There is a common pattern to advances in mathematics of the second kind. They inevitably begin when someone points out that items that were formerly thought to be “the same” are not really “the same,” while the opposition claims that “it does not matter,” or “these are piddling distinctions.” Take the notion of species that is the subject of this book. The distinction between “labeled graphs” and “unlabeled graphs” has long been familiar. Everyone agrees on the definition of an unlabeled graph, but until a while ago the notion of labeled graph was taken as obvious and not in need of clarification. If you objected that a graph whose vertices are labeled by cyclic permutations – nowadays called a “fat graph” – is not the same thing as a graph whose vertices are labeled by integers, you were given a strange look and you would not be invited to the next combinatorics meeting.

The correct definition of a labeled graph turned out to be more sophisticated than the definition of an unlabeled graph. A labeled graph – or any “labeled” combinatorial construct – is a functor from the groupoid of finite sets and bijections to itself. This definition of a labeled object is not “abstract”: on the contrary, it expresses in precise terms the commonsense idea of “being able to label the vertices of a graph either by integers or by colors, it does not matter,” and it is the only way of making this commonsense idea precise. The notion of groupoid, which is one of the key ideas of contemporary mathematics, makes it possible to withhold the assignement of a specific set of labels to the vertices of a graph without making the graph unlabeled.

Joyal’s definition of “labeled object” as a species discloses a vast horizon of new combinatorial constructions, which cannot be seen if one holds on to the reactionary view that “labeled objects” need no definition. The simplest, and the most remarkable, application of the definition of species is the rigorous combinatorial rendering of functional composition, which was formerly dealt with by handwaving – always a bad sign. But it is just the beginning.

Species are related to generating functions in much the same way as random variables are related to probability distributions. Those probabilists of the thirties who held on to distributions, while rejecting random variables as “superfluous,” were eventually wiped out, and their results are not even acknowledged today.

I dare make a prediction on the future acceptance of this book. At first, the old fogies will pretend the book does not exist. This pretense will last until sufficiently many younger combinatorialists publish papers in which interesting problems are solved using the theory of species. Eventually, a major problem will be solved in the language of species, and from that time on everyone will have to take notice. The rewriting, copying and imitating will start, and mathematicians who capitulate to the new theory will begin to tell us what species really are.

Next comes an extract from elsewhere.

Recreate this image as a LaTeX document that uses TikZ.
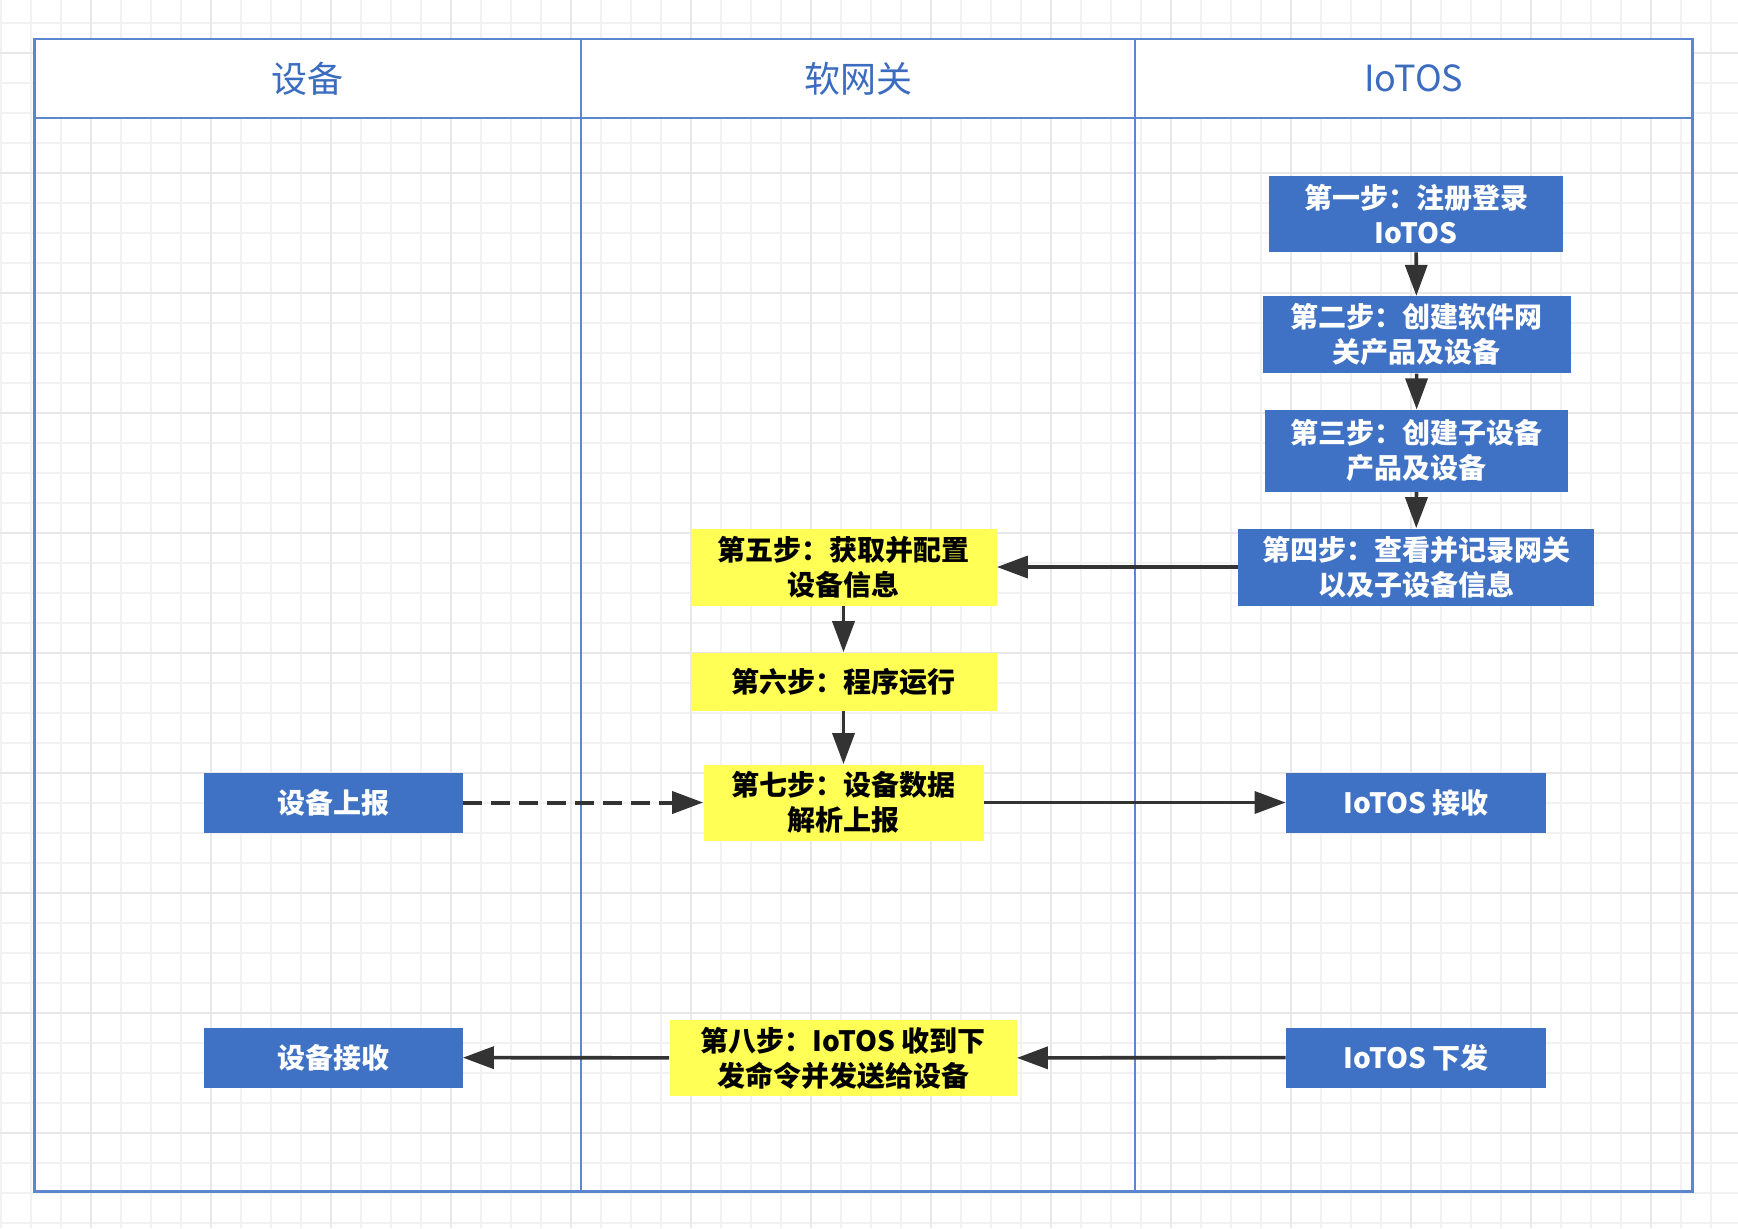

Considering the speed at which mathematics progresses in our day, that time is more likely to come sooner than later.

The present book is the first thorough treatment in English of the theory of species. It is lucidly and clearly written, and it should go a long way to making this fundamental chapter of combinatorial mathematics available to the entire spectrum of mathematicians, computer scientists and cultivated scientists generally.